I currently ride a classical geometry 55 TT with 12cm stem and a BB-top of seat approx 75.5cm. Wrenchscience recommends 55.5-56 TT with a 11-12cm stem and approx 77cm BB-top of saddle.

Based on these numbers I had made up my mind that a size L (56 TT) would be a great fit for me. But as I researched more I am no longer sure. I have read that some people with similar dimensions to me are on size M (54.5 TT) frames. 
So what gives am I being paranoid or should I go for the L size? Given my measurements do you think that I could fit either M or L?
I'd appreciate any advice.

Unfortunatley, I do not know of any Look dealers here in Canberra, Australia to get a proper fit.

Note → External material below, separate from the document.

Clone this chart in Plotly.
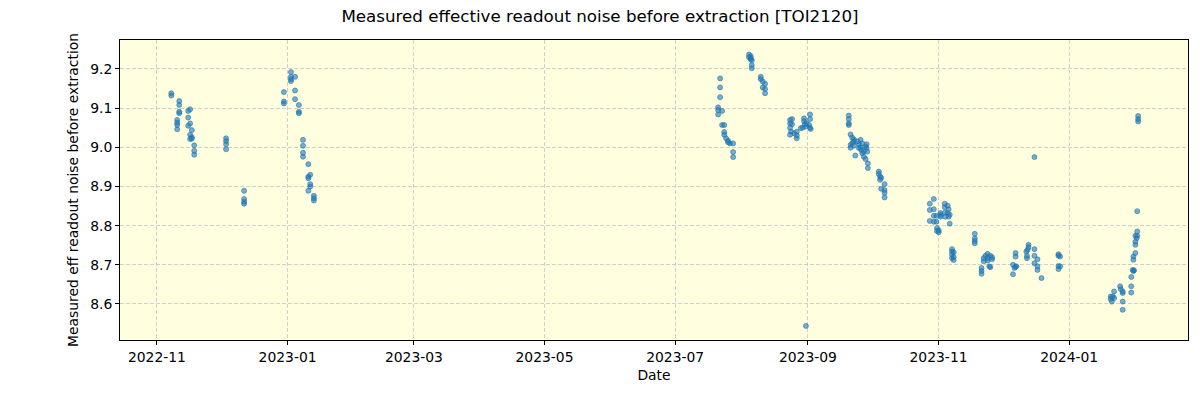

Sorry for the long post and thanks in advance.

Cheers!


----------



## Roy - DK (Nov 3, 2006)

guerciottiman said:


> I thought that I had my sizing figured out based on what I am riding now and the rough estimate I got from the Wrenchscience fit calculator. My body numbers are roughly:
> 
> Measurements
> -------------------------------------------
> ...


Hi, I can't tell you what to choose.
But I can tell what I did here in Denmark.

I went down to one of my local LBS's and bought a complete professional messuring - a system caled; Body Scanning - that cost appox. 65,- us$.= - 400,-Dkr. and I got the messurement scheme with me back home for further investigations of different frames.

The system also gives you the messures of these parts :
Stem lengthe, position and height of the saddle, Crank lenght and so on.
But ofcause they are not definite, but the tollerances are ther too.
And after assemblying the bike the LBS include a check up for the bikes adjustment.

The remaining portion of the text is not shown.